Summer Placement Diaries

René Taboada's Summer Placement with Universidad Nacional del Mar de Plata

Universidad Nacional de Mar del Plata logo

Rene sitting in front of Birmingham LibraryAs part of my first placement as a student of the EM TTI programme, I worked with Universidad Nacional de Mar del Plata. Initially, given this is a university, I was unsure about what tasks I was meant to perform. However, my placement providers got me to work with a real agency! Etrad Solutions. This is a company based in Argentina, and where people from Universidad Nacional de Mar del Plata are involved. This agency works extensively with localisation for the Spanish speaking market, which is great because that is exactly what I need for my dissertation topic!  

One of the many interesting things about the localisation workflow, as opposed to freelance work, is that it involves many players during the whole process. The agency that makes the translation itself is just one of the engines that make the whole localisation train move. This factor gives it a greater sense of perspective and worldliness. From the very first week, I was able to have meetings with the team leaders at Etrad at a quality evaluation meeting held with the intermediaries between them and the clients. Normally, as a ‘frontline’ translator, you miss the chance to partake in such events. This is why I felt really grateful to have such an opportunity from the very first week, as I could gain a proper insight into how strategies to ameliorate communication along the translation pipeline and the overall linguistic quality delivery of translators are conceived so that the process can run as smoothly as possible. 

From the very first week, I was also given tons of reference material to get familiar with! While I have had my fair share of localisation experience in the past, I mostly focused on videogame translation, which is why I am also quite happy to have enjoyed the opportunity to explore fields and software that I had not explored before. For instance, I had to work with projects related to second-hand clothes markets, educational platforms, banking transactions websites and more. When it comes to software and platforms, I dipped my toes with Mantis, Lokalise and SQL. Furthermore, Etrad focuses on many different dialects of Spanish. One day it was Spanish for the US, the next for Spain and at the end of the week for all of Latin America! So each project needed different tweaks here and there, meaning that there was barely any time for complacency. My activities during this whole time were also very descriptive of the whole localisation process, as I had to participate in every single stage of the pipeline.
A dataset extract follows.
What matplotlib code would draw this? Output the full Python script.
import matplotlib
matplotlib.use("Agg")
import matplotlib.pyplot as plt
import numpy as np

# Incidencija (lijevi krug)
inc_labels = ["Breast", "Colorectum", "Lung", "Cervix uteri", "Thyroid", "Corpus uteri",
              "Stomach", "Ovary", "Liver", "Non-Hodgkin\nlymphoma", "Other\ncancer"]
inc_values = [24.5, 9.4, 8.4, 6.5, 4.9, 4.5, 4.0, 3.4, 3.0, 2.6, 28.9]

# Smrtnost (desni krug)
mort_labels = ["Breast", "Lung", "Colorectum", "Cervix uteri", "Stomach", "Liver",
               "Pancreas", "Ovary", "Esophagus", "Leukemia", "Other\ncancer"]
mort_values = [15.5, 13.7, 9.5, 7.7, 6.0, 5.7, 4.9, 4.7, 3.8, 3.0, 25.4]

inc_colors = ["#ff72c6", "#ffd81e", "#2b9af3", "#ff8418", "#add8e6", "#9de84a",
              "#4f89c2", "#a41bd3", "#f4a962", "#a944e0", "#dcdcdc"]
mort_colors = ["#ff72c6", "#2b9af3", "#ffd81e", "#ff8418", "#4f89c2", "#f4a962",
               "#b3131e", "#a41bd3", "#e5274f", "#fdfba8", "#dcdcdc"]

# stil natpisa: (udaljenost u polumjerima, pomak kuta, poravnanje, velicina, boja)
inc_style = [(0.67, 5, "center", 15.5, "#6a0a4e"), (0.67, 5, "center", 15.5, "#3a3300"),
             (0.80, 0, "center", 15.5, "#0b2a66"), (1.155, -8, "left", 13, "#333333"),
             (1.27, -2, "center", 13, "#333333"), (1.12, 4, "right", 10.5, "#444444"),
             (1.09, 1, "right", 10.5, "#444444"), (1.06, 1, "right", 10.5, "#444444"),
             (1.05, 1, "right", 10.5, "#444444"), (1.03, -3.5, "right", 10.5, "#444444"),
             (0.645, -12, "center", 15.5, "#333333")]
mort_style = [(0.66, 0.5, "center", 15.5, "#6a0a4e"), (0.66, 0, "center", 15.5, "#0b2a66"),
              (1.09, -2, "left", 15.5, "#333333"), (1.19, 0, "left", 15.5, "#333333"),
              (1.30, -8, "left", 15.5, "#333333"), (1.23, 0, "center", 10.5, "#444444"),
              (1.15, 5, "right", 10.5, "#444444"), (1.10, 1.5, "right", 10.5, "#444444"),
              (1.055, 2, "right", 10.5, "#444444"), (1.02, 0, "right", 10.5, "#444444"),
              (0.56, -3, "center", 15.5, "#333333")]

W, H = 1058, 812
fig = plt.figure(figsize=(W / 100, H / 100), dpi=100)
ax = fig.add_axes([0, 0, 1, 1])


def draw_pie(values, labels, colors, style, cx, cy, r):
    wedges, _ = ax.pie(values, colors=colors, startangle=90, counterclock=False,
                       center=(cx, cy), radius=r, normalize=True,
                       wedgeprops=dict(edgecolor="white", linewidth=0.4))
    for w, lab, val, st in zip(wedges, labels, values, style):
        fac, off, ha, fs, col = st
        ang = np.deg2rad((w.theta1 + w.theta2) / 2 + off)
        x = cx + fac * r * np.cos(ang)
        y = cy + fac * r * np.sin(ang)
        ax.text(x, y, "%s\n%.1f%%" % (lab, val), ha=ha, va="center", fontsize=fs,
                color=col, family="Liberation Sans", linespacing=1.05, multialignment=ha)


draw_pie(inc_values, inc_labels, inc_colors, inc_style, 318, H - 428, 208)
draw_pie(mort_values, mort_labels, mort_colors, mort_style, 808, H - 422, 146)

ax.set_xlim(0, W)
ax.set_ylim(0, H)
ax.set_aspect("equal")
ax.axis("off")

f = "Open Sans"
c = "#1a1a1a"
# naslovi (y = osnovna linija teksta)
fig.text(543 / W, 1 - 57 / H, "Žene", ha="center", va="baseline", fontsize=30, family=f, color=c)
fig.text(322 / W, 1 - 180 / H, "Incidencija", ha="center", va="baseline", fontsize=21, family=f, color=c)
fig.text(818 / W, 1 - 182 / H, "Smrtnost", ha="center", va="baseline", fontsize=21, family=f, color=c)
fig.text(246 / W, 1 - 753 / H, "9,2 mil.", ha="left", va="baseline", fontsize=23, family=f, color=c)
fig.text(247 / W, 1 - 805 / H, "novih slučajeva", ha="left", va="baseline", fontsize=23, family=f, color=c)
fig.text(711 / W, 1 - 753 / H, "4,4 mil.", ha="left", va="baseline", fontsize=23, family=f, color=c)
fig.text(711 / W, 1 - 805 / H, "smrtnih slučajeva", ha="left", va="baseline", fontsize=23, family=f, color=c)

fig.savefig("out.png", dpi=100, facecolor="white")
Some of the projects I had to translate, while some others I needed to revise, proofread and create linguistic quality assurance reports. 

All in all, I have to admit I had a great time during my placement. All of the team members, from the coordinators to the day-to-day translators, consummated professionals, were amazingly helpful, patient and willing to share what they knew. And I can definitely say that I now know more about the world of localisation. At this point, I think the only complaint is that in the end there was very little time for everything I could have done!  

Post written by René Taboada

PS.
One piece of advice to any future students in case they need to do a distance placement: find a cool place (like the Library of Birmingham) to pretend your physical every day situation was fancier than just working from your sad ol’ desk at home.